Given problem: For each line in the data below that holds "with", return a copy.

[Data records]
'''

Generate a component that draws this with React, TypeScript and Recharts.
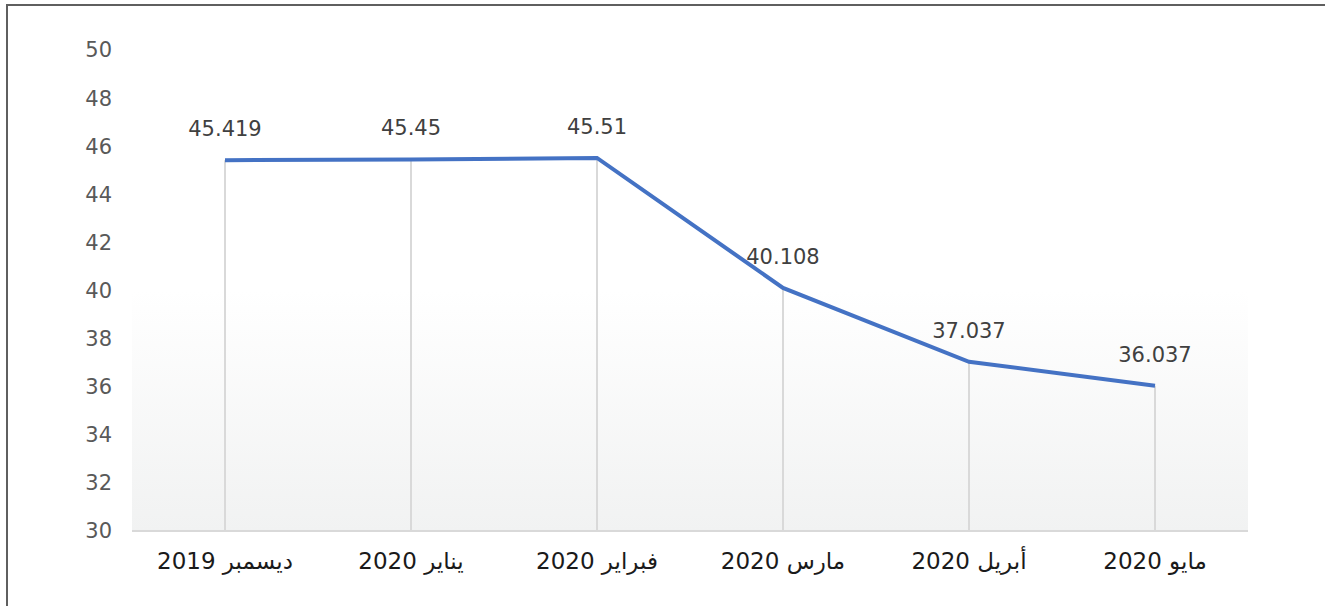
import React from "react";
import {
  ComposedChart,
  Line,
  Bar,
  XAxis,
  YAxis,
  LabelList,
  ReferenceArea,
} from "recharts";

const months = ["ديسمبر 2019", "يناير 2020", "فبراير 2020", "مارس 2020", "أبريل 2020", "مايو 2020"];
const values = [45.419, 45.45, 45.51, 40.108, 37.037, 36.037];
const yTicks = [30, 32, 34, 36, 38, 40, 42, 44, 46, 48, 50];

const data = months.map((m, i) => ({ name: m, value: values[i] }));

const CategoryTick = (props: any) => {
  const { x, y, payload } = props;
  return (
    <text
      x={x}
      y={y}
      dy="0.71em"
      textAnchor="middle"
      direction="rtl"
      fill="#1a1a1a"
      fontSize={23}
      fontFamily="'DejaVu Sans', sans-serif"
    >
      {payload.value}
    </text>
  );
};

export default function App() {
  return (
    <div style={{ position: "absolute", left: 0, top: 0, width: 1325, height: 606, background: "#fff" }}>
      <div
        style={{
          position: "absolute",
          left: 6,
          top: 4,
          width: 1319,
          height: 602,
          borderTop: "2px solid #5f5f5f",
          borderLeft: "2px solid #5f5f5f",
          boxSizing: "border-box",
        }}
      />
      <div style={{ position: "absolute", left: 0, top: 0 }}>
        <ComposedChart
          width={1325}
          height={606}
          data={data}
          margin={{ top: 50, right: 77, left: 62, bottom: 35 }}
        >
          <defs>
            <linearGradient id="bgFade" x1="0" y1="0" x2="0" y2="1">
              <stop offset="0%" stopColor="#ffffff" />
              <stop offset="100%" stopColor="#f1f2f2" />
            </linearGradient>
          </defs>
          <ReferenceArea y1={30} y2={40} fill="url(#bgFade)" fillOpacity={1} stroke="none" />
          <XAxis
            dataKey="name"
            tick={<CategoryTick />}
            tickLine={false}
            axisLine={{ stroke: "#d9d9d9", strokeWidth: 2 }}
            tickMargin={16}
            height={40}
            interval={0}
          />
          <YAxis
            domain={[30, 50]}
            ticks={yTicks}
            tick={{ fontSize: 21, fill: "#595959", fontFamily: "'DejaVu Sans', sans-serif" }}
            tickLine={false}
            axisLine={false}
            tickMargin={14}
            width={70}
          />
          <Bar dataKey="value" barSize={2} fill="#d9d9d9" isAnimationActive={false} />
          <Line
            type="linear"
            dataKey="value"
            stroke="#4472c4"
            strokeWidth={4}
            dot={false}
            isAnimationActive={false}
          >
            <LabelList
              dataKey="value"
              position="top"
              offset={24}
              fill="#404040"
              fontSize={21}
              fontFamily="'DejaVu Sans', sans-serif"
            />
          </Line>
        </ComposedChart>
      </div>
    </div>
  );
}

'''
'''

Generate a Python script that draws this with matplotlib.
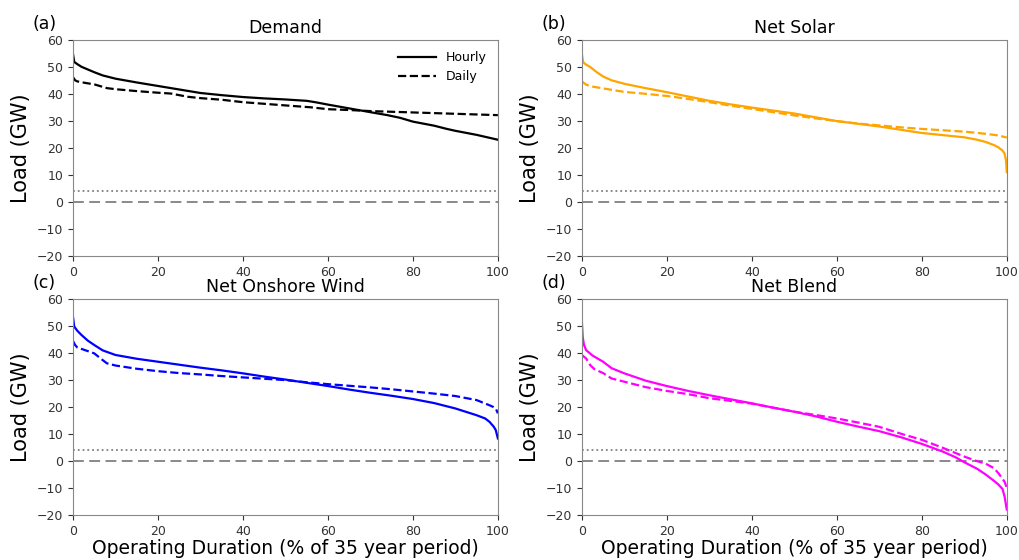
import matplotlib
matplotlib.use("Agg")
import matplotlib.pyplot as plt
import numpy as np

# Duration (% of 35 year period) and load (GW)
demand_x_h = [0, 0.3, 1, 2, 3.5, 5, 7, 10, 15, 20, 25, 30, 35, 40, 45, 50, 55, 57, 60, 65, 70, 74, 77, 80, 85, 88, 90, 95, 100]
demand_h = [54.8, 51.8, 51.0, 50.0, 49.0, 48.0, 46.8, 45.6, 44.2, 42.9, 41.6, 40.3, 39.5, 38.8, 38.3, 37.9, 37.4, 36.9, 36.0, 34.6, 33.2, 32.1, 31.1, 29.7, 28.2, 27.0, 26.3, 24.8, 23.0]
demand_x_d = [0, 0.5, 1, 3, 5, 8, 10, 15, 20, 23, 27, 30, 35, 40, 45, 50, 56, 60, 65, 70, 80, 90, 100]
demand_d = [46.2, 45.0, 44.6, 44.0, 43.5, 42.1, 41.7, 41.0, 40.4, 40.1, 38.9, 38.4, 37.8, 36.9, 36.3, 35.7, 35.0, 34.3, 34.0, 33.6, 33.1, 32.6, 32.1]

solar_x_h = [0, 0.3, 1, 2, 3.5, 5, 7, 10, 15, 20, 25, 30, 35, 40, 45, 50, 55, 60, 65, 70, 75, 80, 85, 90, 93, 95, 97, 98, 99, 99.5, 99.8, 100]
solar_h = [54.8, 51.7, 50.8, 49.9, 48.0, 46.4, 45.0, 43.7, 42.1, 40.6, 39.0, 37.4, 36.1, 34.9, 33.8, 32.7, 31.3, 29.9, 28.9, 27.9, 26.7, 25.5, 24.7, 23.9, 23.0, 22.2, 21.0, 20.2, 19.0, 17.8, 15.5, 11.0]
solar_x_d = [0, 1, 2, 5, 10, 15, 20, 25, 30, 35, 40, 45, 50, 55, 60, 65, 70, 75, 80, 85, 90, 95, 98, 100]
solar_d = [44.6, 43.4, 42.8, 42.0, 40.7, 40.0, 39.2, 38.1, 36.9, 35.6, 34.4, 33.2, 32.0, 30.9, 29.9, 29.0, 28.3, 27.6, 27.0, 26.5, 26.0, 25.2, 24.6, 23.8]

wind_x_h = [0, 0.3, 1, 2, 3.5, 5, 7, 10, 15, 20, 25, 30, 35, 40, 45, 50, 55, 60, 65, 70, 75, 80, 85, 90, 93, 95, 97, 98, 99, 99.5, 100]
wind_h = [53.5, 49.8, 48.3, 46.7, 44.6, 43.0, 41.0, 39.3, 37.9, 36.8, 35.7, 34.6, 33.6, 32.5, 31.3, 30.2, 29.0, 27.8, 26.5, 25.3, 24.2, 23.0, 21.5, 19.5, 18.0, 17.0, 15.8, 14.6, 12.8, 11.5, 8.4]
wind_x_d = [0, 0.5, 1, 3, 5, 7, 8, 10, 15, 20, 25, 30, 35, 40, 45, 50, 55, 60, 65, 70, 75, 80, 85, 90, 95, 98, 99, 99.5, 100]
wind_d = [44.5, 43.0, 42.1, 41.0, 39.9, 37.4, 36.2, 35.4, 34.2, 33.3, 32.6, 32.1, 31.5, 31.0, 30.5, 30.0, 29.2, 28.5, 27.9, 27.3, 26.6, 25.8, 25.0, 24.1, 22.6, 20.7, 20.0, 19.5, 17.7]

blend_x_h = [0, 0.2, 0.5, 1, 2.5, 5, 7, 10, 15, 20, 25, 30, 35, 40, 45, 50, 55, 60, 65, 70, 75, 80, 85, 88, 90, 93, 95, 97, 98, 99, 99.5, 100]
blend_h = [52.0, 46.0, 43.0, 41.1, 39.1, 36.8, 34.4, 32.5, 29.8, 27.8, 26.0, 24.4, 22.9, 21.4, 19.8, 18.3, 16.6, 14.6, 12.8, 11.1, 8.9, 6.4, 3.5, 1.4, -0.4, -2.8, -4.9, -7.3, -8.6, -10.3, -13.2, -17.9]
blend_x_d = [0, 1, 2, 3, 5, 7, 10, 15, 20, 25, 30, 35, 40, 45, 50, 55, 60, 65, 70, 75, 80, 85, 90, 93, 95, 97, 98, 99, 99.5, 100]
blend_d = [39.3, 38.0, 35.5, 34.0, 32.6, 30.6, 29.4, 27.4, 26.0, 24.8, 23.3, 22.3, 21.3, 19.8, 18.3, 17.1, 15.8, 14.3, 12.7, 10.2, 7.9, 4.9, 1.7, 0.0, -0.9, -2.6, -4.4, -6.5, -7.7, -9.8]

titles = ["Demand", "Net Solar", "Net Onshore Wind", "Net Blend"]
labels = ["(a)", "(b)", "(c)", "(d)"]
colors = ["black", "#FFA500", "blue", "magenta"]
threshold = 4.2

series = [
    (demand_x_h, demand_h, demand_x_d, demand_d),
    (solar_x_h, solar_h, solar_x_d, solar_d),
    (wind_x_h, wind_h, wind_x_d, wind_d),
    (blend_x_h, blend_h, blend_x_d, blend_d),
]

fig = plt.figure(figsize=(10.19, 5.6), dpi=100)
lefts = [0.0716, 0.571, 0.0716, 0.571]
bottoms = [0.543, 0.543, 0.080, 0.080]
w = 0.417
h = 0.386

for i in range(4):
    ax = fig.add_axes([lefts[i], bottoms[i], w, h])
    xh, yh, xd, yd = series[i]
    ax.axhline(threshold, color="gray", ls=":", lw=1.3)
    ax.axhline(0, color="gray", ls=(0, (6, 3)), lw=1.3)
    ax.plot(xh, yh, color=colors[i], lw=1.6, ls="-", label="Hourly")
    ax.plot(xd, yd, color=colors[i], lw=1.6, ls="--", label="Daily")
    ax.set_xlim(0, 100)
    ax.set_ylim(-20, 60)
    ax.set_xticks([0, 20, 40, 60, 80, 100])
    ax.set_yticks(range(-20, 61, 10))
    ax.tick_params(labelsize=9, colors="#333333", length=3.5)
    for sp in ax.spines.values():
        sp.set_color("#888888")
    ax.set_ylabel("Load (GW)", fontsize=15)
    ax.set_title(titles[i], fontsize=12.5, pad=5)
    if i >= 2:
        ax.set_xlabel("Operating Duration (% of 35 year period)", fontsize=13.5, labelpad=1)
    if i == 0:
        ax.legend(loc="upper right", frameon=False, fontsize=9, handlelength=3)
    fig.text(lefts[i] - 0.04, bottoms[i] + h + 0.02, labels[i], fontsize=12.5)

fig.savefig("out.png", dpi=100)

'''

Task result:
Generate a component that draws this with React, TypeScript and Recharts.
Generate a Python script that draws this with matplotlib.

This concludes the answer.